Today, Night is a five-person formation drawing from the rich traditions of Nepali music. The artists are passionate about traveling to remote Himalayan towns, searching for sounds and traditions on the verge of extinction. During their field trips, they meet with folk musicians, record their songs, learn about unique instruments, and create music together. Those romantic expeditions require a lot of persistence – hours of mountain treks, resistance to low temperatures, and often going without any comforts or electricity for days. This is where most of Night’s music comes to life – amidst breathtaking nature and the people of the towns they visit. After experiencing the melody, song, or drum rhythm in their natural context, the musician slowly begin to understand their deeper meaning, which they try to convey and share with others through their own compositions. The music of Night is filled with calmness, gentleness, and beauty. It is as natural as breathing, as spacial as the mountain landscape.

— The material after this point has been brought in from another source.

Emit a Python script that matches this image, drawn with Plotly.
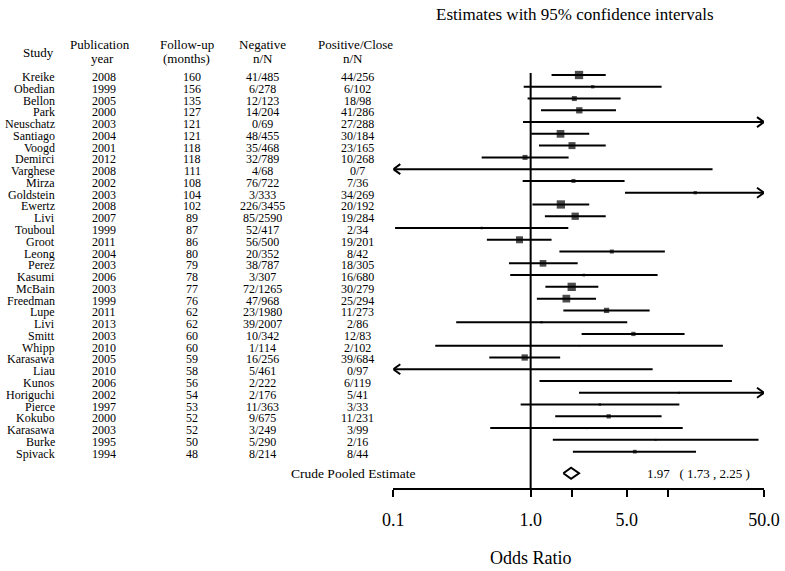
import math
import plotly.graph_objects as go

# ---------------- data ----------------
studies = ["Kreike", "Obedian", "Bellon", "Park", "Neuschatz", "Santiago", "Voogd",
           "Demirci", "Varghese", "Mirza", "Goldstein", "Ewertz", "Livi", "Touboul",
           "Groot", "Leong", "Perez", "Kasumi", "McBain", "Freedman", "Lupe", "Livi",
           "Smitt", "Whipp", "Karasawa", "Liau", "Kunos", "Horiguchi", "Pierce",
           "Kokubo", "Karasawa", "Burke", "Spivack"]
pub_year = [2008, 1999, 2005, 2000, 2003, 2004, 2001, 2012, 2008, 2002, 2003, 2008,
            2007, 1999, 2011, 2004, 2003, 2006, 2003, 1999, 2011, 2013, 2003, 2010,
            2005, 2010, 2006, 2002, 1997, 2000, 2003, 1995, 1994]
followup = [160, 156, 135, 127, 121, 121, 118, 118, 111, 108, 104, 102, 89, 87, 86,
            80, 79, 78, 77, 76, 62, 62, 60, 60, 59, 58, 56, 54, 53, 52, 52, 50, 48]
neg_nN = ["41/485", "6/278", "12/123", "14/204", "0/69", "48/455", "35/468", "32/789",
          "4/68", "76/722", "3/333", "226/3455", "85/2590", "52/417", "56/500", "20/352",
          "38/787", "3/307", "72/1265", "47/968", "23/1980", "39/2007", "10/342", "1/114",
          "16/256", "5/461", "2/222", "2/176", "11/363", "9/675", "3/249", "5/290", "8/214"]
pos_nN = ["44/256", "6/102", "18/98", "41/286", "27/288", "30/184", "23/165", "10/268",
          "0/7", "7/36", "34/269", "20/192", "19/284", "2/34", "19/201", "8/42",
          "18/305", "16/680", "30/279", "25/294", "11/273", "2/86", "12/83", "2/102",
          "39/684", "0/97", "6/119", "5/41", "3/33", "11/231", "3/99", "2/16", "8/44"]
# odds ratio estimates and 95% CI; None = beyond the axis (drawn as an arrow) / not estimable
or_est = [2.25, 2.83, 2.08, 2.26, None, 1.65, 2.00, 0.91, None, 2.05, 15.8, 1.66,
          2.11, 0.44, 0.83, 3.90, 1.23, 2.44, 1.99, 1.82, 3.57, 1.20, 5.60, 2.26,
          0.905, None, 5.84, 12.0, 3.19, 3.70, 2.57, 8.13, 5.73]
ci_lo = [1.42, 0.89, 0.95, 1.19, 0.88, 1.01, 1.15, 0.44, None, 0.875, 4.86, 1.03,
         1.27, 0.103, 0.48, 1.62, 0.695, 0.71, 1.28, 1.11, 1.73, 0.287, 2.35, 0.202,
         0.50, None, 1.16, 2.25, 0.846, 1.51, 0.508, 1.45, 2.03]
ci_hi = [3.52, 8.98, 4.52, 4.18, None, 2.67, 3.52, 1.89, 21.1, 4.83, None, 2.67,
         3.52, 1.88, 1.42, 9.49, 2.20, 8.40, 3.11, 2.99, 7.35, 5.05, 13.2, 25.1,
         1.64, 7.73, 29.2, None, 12.1, 8.98, 12.8, 45.6, 16.0]
pooled_est, pooled_lo, pooled_hi = 1.97, 1.73, 2.25
x_ticks = [0.1, 1, 2, 5, 10, 50]
x_tick_labels = ["0.1", "1.0", "", "5.0", "", "50.0"]

# ---------------- styling / layout ----------------
square_px = [8.3, 3.3, 5, 6.3, 0, 7.7, 7, 5, 0, 4, 3.3, 8.3, 7.3, 2.3, 7, 4, 6.7,
             2.7, 8.3, 7.7, 5.3, 2.3, 4.3, 1.5, 6.3, 0, 2, 2, 2.5, 4.3, 2, 2, 3.7]

W, H = 785, 571
FONT = "Liberation Serif"
ROW0_PX, ROW_PX = 75.0, 11.77
X_LEFT_PX, X_RIGHT_PX = 393.3, 764.0
AXIS_PX = 488.5
XMIN, XMAX = x_ticks[0], x_ticks[-1]
PX_PER_DEC = (X_RIGHT_PX - X_LEFT_PX) / (math.log10(XMAX) - math.log10(XMIN))


def row_of_px(p):
    return (p - ROW0_PX) / ROW_PX


def paper_x(p):
    return p / W


def paper_y(p):
    return 1 - p / H


n = len(studies)
rows = list(range(n))
pooled_row = row_of_px(473.3)
axis_row = row_of_px(AXIS_PX)

fig = go.Figure()

# vertical reference line at OR = 1
fig.add_trace(go.Scatter(x=[1, 1], y=[row_of_px(73), axis_row], mode="lines",
                         line=dict(color="black", width=2), hoverinfo="skip",
                         showlegend=False))

# CI lines + arrows
cx, cy = [], []
ax_, ay_ = [], []
arm_f = 10 ** (7 / PX_PER_DEC)
arm_r = 5 / ROW_PX
for i in rows:
    lo = ci_lo[i] if ci_lo[i] is not None else XMIN
    hi = ci_hi[i] if ci_hi[i] is not None else XMAX
    cx += [lo, hi, None]
    cy += [i, i, None]
    if ci_hi[i] is None:
        ax_ += [XMAX / arm_f, XMAX, XMAX / arm_f, None]
        ay_ += [i - arm_r, i, i + arm_r, None]
    if ci_lo[i] is None:
        ax_ += [XMIN * arm_f, XMIN, XMIN * arm_f, None]
        ay_ += [i - arm_r, i, i + arm_r, None]
fig.add_trace(go.Scatter(x=cx, y=cy, mode="lines", line=dict(color="black", width=2),
                         hoverinfo="skip", showlegend=False))
fig.add_trace(go.Scatter(x=ax_, y=ay_, mode="lines", line=dict(color="black", width=2),
                         hoverinfo="skip", showlegend=False))

# squares
sx = [or_est[i] for i in rows if or_est[i] is not None]
sy = [i for i in rows if or_est[i] is not None]
ss = [square_px[i] for i in rows if or_est[i] is not None]
fig.add_trace(go.Scatter(x=sx, y=sy, mode="markers",
                         marker=dict(symbol="square", size=ss, color="black",
                                     line=dict(width=0)),
                         hoverinfo="skip", showlegend=False))

# pooled diamond
dh = 5.5 / ROW_PX
fig.add_trace(go.Scatter(x=[pooled_lo, pooled_est, pooled_hi, pooled_est, pooled_lo],
                         y=[pooled_row, pooled_row - dh, pooled_row, pooled_row + dh, pooled_row],
                         mode="lines", line=dict(color="black", width=2),
                         hoverinfo="skip", showlegend=False))

ann = []


def txt(text, xpx, ypx, size, anchor="center"):
    ann.append(dict(text=text, x=paper_x(xpx), y=paper_y(ypx), xref="paper",
                    yref="paper", xanchor=anchor, yanchor="middle", showarrow=False,
                    borderpad=0,
                    font=dict(family=FONT, size=size, color="black")))


# headers
txt("Study", 38, 52, 13)
txt("Publication", 100, 45, 13)
txt("year", 102, 58.3, 13)
txt("Follow-up", 186.5, 45, 13)
txt("(months)", 186.5, 58.3, 13)
txt("Negative", 262, 45, 13)
txt("n/N", 263, 58.3, 13)
txt("Positive/Close", 355.5, 45, 13)
txt("n/N", 353, 58.3, 13)

# table body
for i in rows:
    ypx = ROW0_PX + i * ROW_PX + 2
    txt(studies[i], 56, ypx, 12, "right")
    txt(str(pub_year[i]), 104, ypx, 12)
    txt(str(followup[i]), 192, ypx, 12)
    txt(neg_nN[i], 262, ypx, 12)
    txt(pos_nN[i], 357, ypx, 12)

txt("Estimates with 95% confidence intervals", 574.7, 14, 17)
txt("Crude Pooled Estimate", 290, 473.5, 13.5, "left")
nb = "\u00a0"
txt(f"{pooled_est:.2f}{nb*3}({nb}{pooled_lo:.2f}{nb},{nb}{pooled_hi:.2f}{nb})", 646, 473.5, 13, "left")
txt("Odds Ratio", 530.5, 558, 18)

fig.update_layout(
    width=W, height=H, autosize=False, margin=dict(l=0, r=0, t=0, b=0, pad=0),
    paper_bgcolor="white", plot_bgcolor="white",
    showlegend=False, annotations=ann,
    xaxis=dict(type="log", range=[math.log10(XMIN), math.log10(XMAX)],
               domain=[paper_x(X_LEFT_PX), paper_x(X_RIGHT_PX)],
               anchor="free", position=paper_y(AXIS_PX), automargin=False,
               showline=True, linecolor="black", linewidth=2,
               ticks="outside", ticklen=7, tickwidth=2, tickcolor="black",
               tickvals=x_ticks, ticktext=x_tick_labels,
               tickfont=dict(family=FONT, size=18, color="black"),
               ticklabelstandoff=8,
               showgrid=False, zeroline=False, fixedrange=True),
    yaxis=dict(range=[row_of_px(H), row_of_px(0)], visible=False, automargin=False,
               showgrid=False, zeroline=False, fixedrange=True),
)

post = (
    "document.documentElement.style.overflow='hidden';"
    "document.body.style.margin='0';document.body.style.overflow='hidden';"
    "var gd=document.getElementById('{plot_id}');"
    "gd.style.width='%dpx';gd.style.height='%dpx';"
    "Plotly.relayout(gd,{width:%d,height:%d});" % (W, H, W, H)
)
fig.write_html(
    "out.html",
    config={"displayModeBar": False, "responsive": False},
    post_script=post,
)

The instruments used by the band, just like the inspirations and languages used in their music, come from various parts of Nepal. The musicians use sarangi (a string instrument), piwancha (a Nepali chordophone), tungna (a type of lute), Nepali banjo, shahnai (a double reed wind instrument), mandal and dhimay (double-headed drums), nagara, tyamko, chatkauli (drums), and paluwa (a leaf).
The band passion, which goes beyond the music they play, are ethnographic studies – analyzing rituals and distinct cultural practices. The musicians also reconstructed several forgotten Nepali instruments based on images sculpted in the 14th century temples in Kathmandu. They even created a series of short documentary films in order to reintroduce the instruments into musical circulation.
Night released two enthusiastically received albums, “Ani Ukali Sangai Orali” and “Jhalka Raya Buka.” The third album is a part of a larger project “Ramite,” comprising ethnography, literature, film, and music.
The group’s outstanding performance at Womex 2017 opened their way to playing all around Europe. Night had already performed in the UK, France, Germany, Austria, Sweden, and at Crossroads festival in Cracow, Poland. The musicians also held concerts in China, India, and Uzbekistan. In December 2019, they will visit Warsaw for the first time.